§ **What you are asked to do**: The entries below contain pictures. Retype everything except those pictures, exactly as given.
* BEGIN Stored data *
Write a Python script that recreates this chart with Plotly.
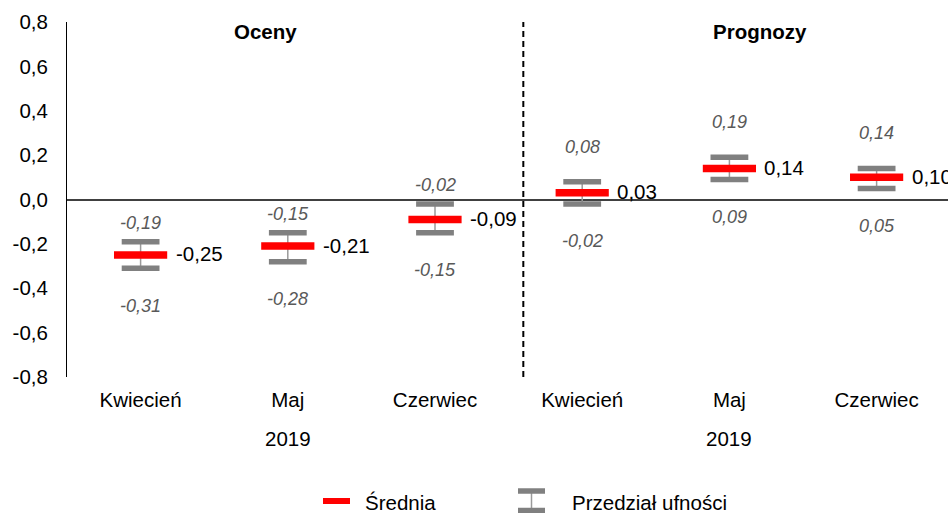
import plotly.graph_objects as go

# ---------------- data ----------------
months = ["Kwiecień", "Maj", "Czerwiec", "Kwiecień", "Maj", "Czerwiec"]
groups = ["Oceny", "Oceny", "Oceny", "Prognozy", "Prognozy", "Prognozy"]
year_label = "2019"
mean_vals = [-0.25, -0.21, -0.09, 0.03, 0.14, 0.10]
lower_vals = [-0.31, -0.28, -0.15, -0.02, 0.09, 0.05]
upper_vals = [-0.19, -0.15, -0.02, 0.08, 0.19, 0.14]
y_tick_vals = [-0.8, -0.6, -0.4, -0.2, 0.0, 0.2, 0.4, 0.6, 0.8]
y_tick_text = ["-0,8", "-0,6", "-0,4", "-0,2", "0,0", "0,2", "0,4", "0,6", "0,8"]
legend_mean = "Średnia"
legend_ci = "Przedział ufności"

# ---------------- styling ----------------
W, H = 948, 513
ML, MR, MT, MB = 67, 0, 22, 136
PW, PH = W - ML - MR, H - MT - MB
FONT = "Arial, Liberation Sans, sans-serif"
RED = "#ff0000"
GREY = "#808080"
STEM = "#9a9a9a"
LABEL_GREY = "#595959"


def fmt(v):
    return f"{v:.2f}".replace(".", ",")


def px_x(px):
    return (px - ML) / PW


def px_y(py):
    return (H - MB - py) / PH


x = list(range(len(months)))

fig = go.Figure()

# confidence interval stems
fig.add_trace(go.Scatter(
    x=x, y=mean_vals, mode="markers",
    marker=dict(color="rgba(0,0,0,0)", size=1),
    error_y=dict(type="data", symmetric=False,
                 array=[u - m for u, m in zip(upper_vals, mean_vals)],
                 arrayminus=[m - l for m, l in zip(mean_vals, lower_vals)],
                 color=STEM, thickness=1.5, width=0),
    hoverinfo="skip", showlegend=False,
))
# caps
fig.add_trace(go.Scatter(
    x=x + x, y=lower_vals + upper_vals, mode="markers",
    marker=dict(symbol="line-ew", size=27, line=dict(width=5.5, color=GREY)),
    showlegend=False, name=legend_ci,
))
# means
fig.add_trace(go.Scatter(
    x=x, y=mean_vals, mode="markers",
    marker=dict(symbol="line-ew", size=38, line=dict(width=7.5, color=RED)),
    showlegend=False, name=legend_mean,
))

annotations = []
for i, (m, lo, up, g) in enumerate(zip(mean_vals, lower_vals, upper_vals, groups)):
    annotations.append(dict(x=i, y=m, xref="x", yref="y", text=fmt(m), showarrow=False,
                            xanchor="left", yanchor="middle", xshift=33, yshift=1,
                            font=dict(family=FONT, size=20.5, color="#000000")))
    up_off = 19 if g == groups[0] else 35
    annotations.append(dict(x=i, y=up, xref="x", yref="y", text=f"<i>{fmt(up)}</i>",
                            showarrow=False, xanchor="center", yanchor="middle", yshift=up_off,
                            font=dict(family=FONT, size=18, color=LABEL_GREY)))
    annotations.append(dict(x=i, y=lo, xref="x", yref="y", text=f"<i>{fmt(lo)}</i>",
                            showarrow=False, xanchor="center", yanchor="middle", yshift=-37.5,
                            font=dict(family=FONT, size=18, color=LABEL_GREY)))

# year labels centered under each group
for g in dict.fromkeys(groups):
    idx = [i for i, gg in enumerate(groups) if gg == g]
    annotations.append(dict(x=sum(idx) / len(idx), y=0, xref="x", yref="paper",
                            text=year_label, showarrow=False, xanchor="center",
                            yanchor="middle", yshift=-61,
                            font=dict(family=FONT, size=20.5, color="#000000")))

# group headers
for g, px in zip(dict.fromkeys(groups), [265, 760]):
    annotations.append(dict(x=px_x(px), y=px_y(32), xref="paper", yref="paper",
                            text=f"<b>{g}</b>", showarrow=False, xanchor="center",
                            yanchor="middle",
                            font=dict(family=FONT, size=20.5, color="#000000")))

# legend texts
annotations.append(dict(x=px_x(363), y=px_y(502), xref="paper", yref="paper",
                        text=legend_mean, showarrow=False, xanchor="left", yanchor="middle",
                        font=dict(family=FONT, size=20.5, color="#000000")))
annotations.append(dict(x=px_x(570), y=px_y(502), xref="paper", yref="paper",
                        text=legend_ci, showarrow=False, xanchor="left", yanchor="middle",
                        font=dict(family=FONT, size=20.5, color="#000000")))

shapes = [
    # divider between estimates and forecasts
    dict(type="line", xref="x", yref="paper", x0=2.6, x1=2.6, y0=0, y1=1,
         line=dict(color="#000000", width=2, dash="6px,4px")),
    # legend: mean
    dict(type="line", xref="paper", yref="paper", x0=px_x(323), x1=px_x(350),
         y0=px_y(501), y1=px_y(501), line=dict(color=RED, width=6)),
    # legend: CI
    dict(type="line", xref="paper", yref="paper", x0=px_x(531.5), x1=px_x(531.5),
         y0=px_y(491), y1=px_y(510.5), line=dict(color=STEM, width=1.5)),
    dict(type="line", xref="paper", yref="paper", x0=px_x(518), x1=px_x(545),
         y0=px_y(491), y1=px_y(491), line=dict(color=GREY, width=5.5)),
    dict(type="line", xref="paper", yref="paper", x0=px_x(518), x1=px_x(545),
         y0=px_y(510.5), y1=px_y(510.5), line=dict(color=GREY, width=5.5)),
]

fig.update_layout(
    width=W, height=H,
    margin=dict(l=ML, r=MR, t=MT, b=MB, pad=0, autoexpand=False),
    paper_bgcolor="white", plot_bgcolor="white",
    showlegend=False,
    font=dict(family=FONT, size=20.5, color="#000000"),
    annotations=annotations,
    shapes=shapes,
    xaxis=dict(range=[-0.5, 5.485], tickvals=x, ticktext=months, showgrid=False,
               zeroline=False, showline=False, ticks="", ticklabelstandoff=8,
               automargin=False,
               tickfont=dict(family=FONT, size=20.5, color="#000000"), fixedrange=True),
    yaxis=dict(range=[-0.8, 0.8], tickvals=y_tick_vals, ticktext=y_tick_text,
               showgrid=False, zeroline=True, zerolinecolor="#404040", zerolinewidth=1.5,
               showline=True, linecolor="#000000", linewidth=1, ticks="",
               ticklabelstandoff=14, automargin=False,
               tickfont=dict(family=FONT, size=20.5, color="#000000"), fixedrange=True),
)

fig.write_html("out.html", config={"displayModeBar": False},
               post_script="document.body.style.margin='0px';document.body.style.overflow='hidden';")
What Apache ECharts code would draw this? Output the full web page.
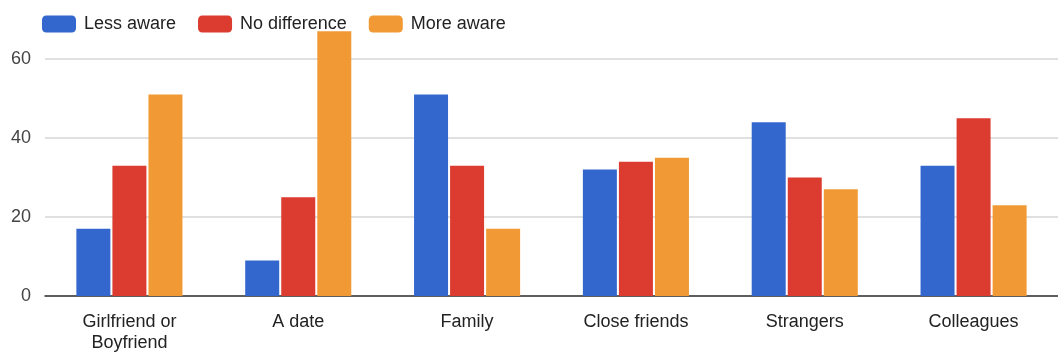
* END Stored data *
§ **Response below**:
Write a Python script that recreates this chart with Plotly.
import plotly.graph_objects as go

# ---------------- data ----------------
months = ["Kwiecień", "Maj", "Czerwiec", "Kwiecień", "Maj", "Czerwiec"]
groups = ["Oceny", "Oceny", "Oceny", "Prognozy", "Prognozy", "Prognozy"]
year_label = "2019"
mean_vals = [-0.25, -0.21, -0.09, 0.03, 0.14, 0.10]
lower_vals = [-0.31, -0.28, -0.15, -0.02, 0.09, 0.05]
upper_vals = [-0.19, -0.15, -0.02, 0.08, 0.19, 0.14]
y_tick_vals = [-0.8, -0.6, -0.4, -0.2, 0.0, 0.2, 0.4, 0.6, 0.8]
y_tick_text = ["-0,8", "-0,6", "-0,4", "-0,2", "0,0", "0,2", "0,4", "0,6", "0,8"]
legend_mean = "Średnia"
legend_ci = "Przedział ufności"

# ---------------- styling ----------------
W, H = 948, 513
ML, MR, MT, MB = 67, 0, 22, 136
PW, PH = W - ML - MR, H - MT - MB
FONT = "Arial, Liberation Sans, sans-serif"
RED = "#ff0000"
GREY = "#808080"
STEM = "#9a9a9a"
LABEL_GREY = "#595959"


def fmt(v):
    return f"{v:.2f}".replace(".", ",")


def px_x(px):
    return (px - ML) / PW


def px_y(py):
    return (H - MB - py) / PH


x = list(range(len(months)))

fig = go.Figure()

# confidence interval stems
fig.add_trace(go.Scatter(
    x=x, y=mean_vals, mode="markers",
    marker=dict(color="rgba(0,0,0,0)", size=1),
    error_y=dict(type="data", symmetric=False,
                 array=[u - m for u, m in zip(upper_vals, mean_vals)],
                 arrayminus=[m - l for m, l in zip(mean_vals, lower_vals)],
                 color=STEM, thickness=1.5, width=0),
    hoverinfo="skip", showlegend=False,
))
# caps
fig.add_trace(go.Scatter(
    x=x + x, y=lower_vals + upper_vals, mode="markers",
    marker=dict(symbol="line-ew", size=27, line=dict(width=5.5, color=GREY)),
    showlegend=False, name=legend_ci,
))
# means
fig.add_trace(go.Scatter(
    x=x, y=mean_vals, mode="markers",
    marker=dict(symbol="line-ew", size=38, line=dict(width=7.5, color=RED)),
    showlegend=False, name=legend_mean,
))

annotations = []
for i, (m, lo, up, g) in enumerate(zip(mean_vals, lower_vals, upper_vals, groups)):
    annotations.append(dict(x=i, y=m, xref="x", yref="y", text=fmt(m), showarrow=False,
                            xanchor="left", yanchor="middle", xshift=33, yshift=1,
                            font=dict(family=FONT, size=20.5, color="#000000")))
    up_off = 19 if g == groups[0] else 35
    annotations.append(dict(x=i, y=up, xref="x", yref="y", text=f"<i>{fmt(up)}</i>",
                            showarrow=False, xanchor="center", yanchor="middle", yshift=up_off,
                            font=dict(family=FONT, size=18, color=LABEL_GREY)))
    annotations.append(dict(x=i, y=lo, xref="x", yref="y", text=f"<i>{fmt(lo)}</i>",
                            showarrow=False, xanchor="center", yanchor="middle", yshift=-37.5,
                            font=dict(family=FONT, size=18, color=LABEL_GREY)))

# year labels centered under each group
for g in dict.fromkeys(groups):
    idx = [i for i, gg in enumerate(groups) if gg == g]
    annotations.append(dict(x=sum(idx) / len(idx), y=0, xref="x", yref="paper",
                            text=year_label, showarrow=False, xanchor="center",
                            yanchor="middle", yshift=-61,
                            font=dict(family=FONT, size=20.5, color="#000000")))

# group headers
for g, px in zip(dict.fromkeys(groups), [265, 760]):
    annotations.append(dict(x=px_x(px), y=px_y(32), xref="paper", yref="paper",
                            text=f"<b>{g}</b>", showarrow=False, xanchor="center",
                            yanchor="middle",
                            font=dict(family=FONT, size=20.5, color="#000000")))

# legend texts
annotations.append(dict(x=px_x(363), y=px_y(502), xref="paper", yref="paper",
                        text=legend_mean, showarrow=False, xanchor="left", yanchor="middle",
                        font=dict(family=FONT, size=20.5, color="#000000")))
annotations.append(dict(x=px_x(570), y=px_y(502), xref="paper", yref="paper",
                        text=legend_ci, showarrow=False, xanchor="left", yanchor="middle",
                        font=dict(family=FONT, size=20.5, color="#000000")))

shapes = [
    # divider between estimates and forecasts
    dict(type="line", xref="x", yref="paper", x0=2.6, x1=2.6, y0=0, y1=1,
         line=dict(color="#000000", width=2, dash="6px,4px")),
    # legend: mean
    dict(type="line", xref="paper", yref="paper", x0=px_x(323), x1=px_x(350),
         y0=px_y(501), y1=px_y(501), line=dict(color=RED, width=6)),
    # legend: CI
    dict(type="line", xref="paper", yref="paper", x0=px_x(531.5), x1=px_x(531.5),
         y0=px_y(491), y1=px_y(510.5), line=dict(color=STEM, width=1.5)),
    dict(type="line", xref="paper", yref="paper", x0=px_x(518), x1=px_x(545),
         y0=px_y(491), y1=px_y(491), line=dict(color=GREY, width=5.5)),
    dict(type="line", xref="paper", yref="paper", x0=px_x(518), x1=px_x(545),
         y0=px_y(510.5), y1=px_y(510.5), line=dict(color=GREY, width=5.5)),
]

fig.update_layout(
    width=W, height=H,
    margin=dict(l=ML, r=MR, t=MT, b=MB, pad=0, autoexpand=False),
    paper_bgcolor="white", plot_bgcolor="white",
    showlegend=False,
    font=dict(family=FONT, size=20.5, color="#000000"),
    annotations=annotations,
    shapes=shapes,
    xaxis=dict(range=[-0.5, 5.485], tickvals=x, ticktext=months, showgrid=False,
               zeroline=False, showline=False, ticks="", ticklabelstandoff=8,
               automargin=False,
               tickfont=dict(family=FONT, size=20.5, color="#000000"), fixedrange=True),
    yaxis=dict(range=[-0.8, 0.8], tickvals=y_tick_vals, ticktext=y_tick_text,
               showgrid=False, zeroline=True, zerolinecolor="#404040", zerolinewidth=1.5,
               showline=True, linecolor="#000000", linewidth=1, ticks="",
               ticklabelstandoff=14, automargin=False,
               tickfont=dict(family=FONT, size=20.5, color="#000000"), fixedrange=True),
)

fig.write_html("out.html", config={"displayModeBar": False},
               post_script="document.body.style.margin='0px';document.body.style.overflow='hidden';")
What Apache ECharts code would draw this? Output the full web page.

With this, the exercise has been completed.